Plusieurs enquêtes montrent que les consommateurs et les entreprises s’attendent à une période prolongée d'inflation plus élevée. En agissant de manière agressive aujourd'hui, la BoC espère pouvoir rompre une spirale prix/salaires actuellement en formation. Dans le cas contraire, le cycle des taux risque d’être plus long, avec davantage de resserrements et des conséquences plus néfastes pour l'économie. La banque a d’ores et déjà revu sa prévision de croissance par rapport à avril, à 3,5 % cette année (4,2 %) et 1,8 % pour 2023 ( (3,2 %). La prévision d'inflation a été sensiblement relevée à 7,2 % pour cette année (5,3 %) et 4,6 % pour l'année prochaine (2,8 %), avec un retour à l’objectif de 2 % seulement fin 2024. Tout ceci, dans l'hypothèse de taux directeurs encore plus élevés, et donc restrictifs. La banque centrale ne donne pas d’estimation, mais les marchés financiers tablent provisoirement sur un pic entre 3,5 % et 3,75 %.
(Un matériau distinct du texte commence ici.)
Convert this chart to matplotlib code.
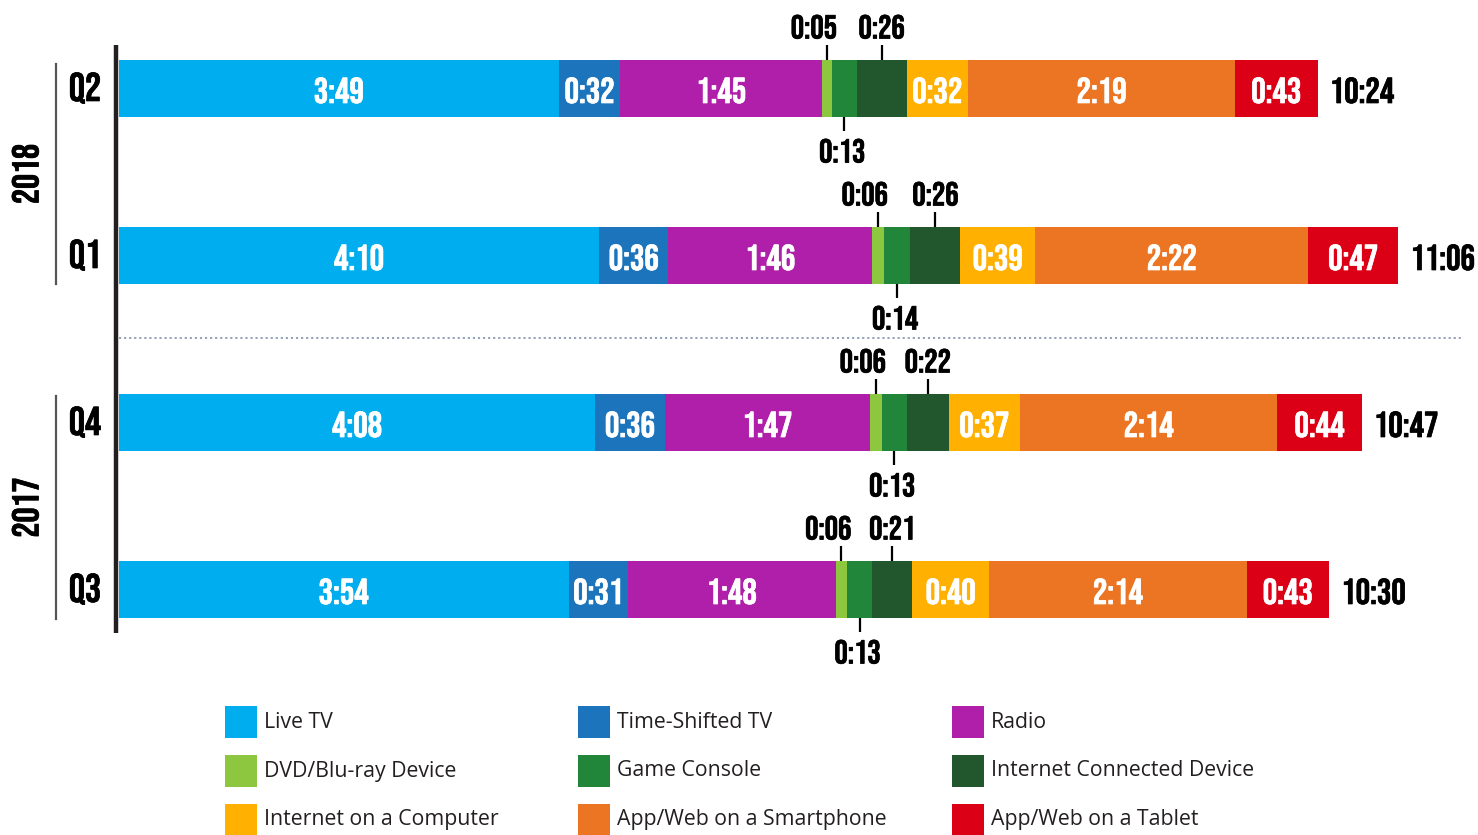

Un détour par Washington D.C. est évidemment inévitable. Les voisins du Canada se trouvent dans une situation similaire, avec une demande excédentaire, des pénuries sur le marché de l’emploi, une offre perturbée et une inflation historiquement élevée.Le chiffre publié hier pour le mois de juin fait état d'une hausse de l'inflation de 9,1 % en glissement annuel. Plus inquiétant encore, la dynamique mensuelle s'accélère tant pour l’inflation générale que pour l’inflation de base. Cette énième surprise négative a immédiatement suscité des spéculations sur une intervention de la Fed supérieure à celle de 75 pb évoquée par Powell avant la réunion de juillet (27/07). Hier, la BoC a ouvert la voie. Le marché évalue la probabilité d'une hausse de taux de 100 pb à 60 %. Notre tablerions plus sur une probabilité de >99,99 %. Sur les marchés européens, l’idée d’un premier resserrement supérieur à 25 pb jeudi prochain gagne d’ailleurs de plus en plus de terrain...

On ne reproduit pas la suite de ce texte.